At a Meeting of the Faculty of Arts and Sciences on Nov. 7, 2017, the following tribute to the life and service of the late Samuel Huntington was placed upon the permanent records of the Faculty.
Samuel Huntington was perhaps the most distinguished American political scientist of the brilliant generation that reached adulthood after World War II. His books changed the way scholars and politicians thought. A youthful prodigy, he defied demographic destiny and was as original and productive in his 60s as he was in his 30s. Elected president of the American Political Science Association, his works in international relations, American government, and comparative politics laid the foundations for the study of topics ranging from civil-military relations to the comparative study of democratization to the impact of religion on world politics.
His first book, “The Soldier and the State,” was inspired by the confrontation between President Truman and General Douglas MacArthur and called upon the military to serve the country by focusing on the development of its professional competence, while keeping its officers politically neutral. Widely debated inside the military and at Harvard, it remains the first book that civilians and military officers read when they study the problem of how the military and a free society can best co-exist.
His book on political development, “Political Order in Changing Societies,” was for years the most frequently cited work in political science and focused on the challenge of developing institutions that could satisfy in a peaceful manner the increasing demand for political participation in rural societies that were becoming more educated and more industrialized. The central message was simple. The increasing demand by people for more participation in the political decisions that affected them could not be denied. The real choice was between constructing effective institutions that facilitated orderly popular participation in politics or having disorderly extra-legal public movements that disrupted social and political life.
His book on the spread of democracy, “The Third Wave,” tracked economic growth around the world and predicted the peaceful transitions to democracy of countries as far apart as Spain and Taiwan when per capita GDP reached levels high enough to sustain a middle class. American Politics: The Promise of Disharmony was perhaps his most original work. The observation that the United States was defined not by blood but by a set of political principles is commonplace. Huntington pointed out that every 50 years or so, American society was aroused by a renewed commitment to the principles of liberty and equality and, in the grip of what he called “creedal passion,” Americans would attack the government by demanding that it actually live up to those principles. Huntington noted these periods of passion: the Revolution, the Jacksonian era, the anti-slavery movement of the 1850s, and the first wave of feminism and the call for direct democracy by means of voter initiatives and recall at the turn of the twentieth century. Starting in the 1950s and continuing into the 1960s, there were the civil rights movement and the second wave of women’s liberation. On the basis of this cyclical understanding of American politics, in 1991 Huntington presciently predicted another wave of creedal passion in the second and third decades of the twenty-first century, when the inevitable frustrations with reforms would lead to calls for authoritarian efficiency.

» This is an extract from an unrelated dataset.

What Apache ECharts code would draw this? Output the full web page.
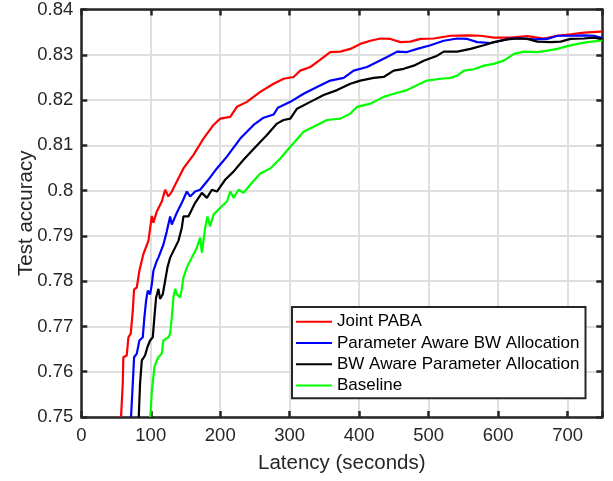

Huntington today may be remembered most for his book “The Clash of Civilizations and the Remaking of World Order,” a title chosen by the publisher of the article that gave rise to the book and not one that he particularly liked. The core of the argument is that you cannot understand what people want until you understand who they think they are. Religious beliefs shape identity but do not determine interests, much less behavior. Civilizations do not inevitably clash. He engaged in an active discussion with historian William McNeill, who agreed that cultural areas defined by religions existed and were important but argued that contacts between civilizations were one of the major drivers of intellectual and cultural creativity, a conclusion with which Huntington agreed. If the events of 9/11 and after led others to see a world locked in wars among civilizations, this was not Huntington’s conclusion. In that book and in his final years he was a strong advocate of international multiculturalism, a policy of live and let live and non-intervention in the ways of life of other cultures.
His works were controversial. Huntington relished controversy as a weapon against intellectual complacency. If many Americans thought that civilian politicians ought to pick generals, Huntington thought they ought not to any more than they ought to pick doctors. That choice should be left to professionals. Should poor countries have more democracy? Not before they had effective political institutions. Should America spread its values abroad? No, it should work on spreading its core values at home. He was firm in his beliefs and even more firm in his insistence that his arguments, and all arguments, should be subjected to the most stringent empirical tests possible. He would never back down in a controversy but would never back away from engaging in arguments in which he was challenged to defend his ideas from criticism. It would have been inconceivable for him to insist that his students, who now populate political science departments across America, agree with him. He was particularly delighted with his students who argued to his face that his ideas were wrong, as long as their arguments were grounded in logic and data.
He was an undergraduate at Yale, but was devoted to Harvard. He gave his time unstintingly to strengthening the institutions of Harvard and was named a University Professor in recognition of his service. He was innovative in his thought but was old-fashioned in some ways, proud of his Anglo-Saxon Protestant heritage, straitlaced in his dress, and fiercely loyal to his friends and his principles. This could make him seem austere. To paraphrase Shakespeare, to those who liked him not, he could seem cold and distant, but to those whom he loved and who loved him, he was as warm and as radiant as the sun. He passed from this earth in December of 2008. His family and friends miss him every day.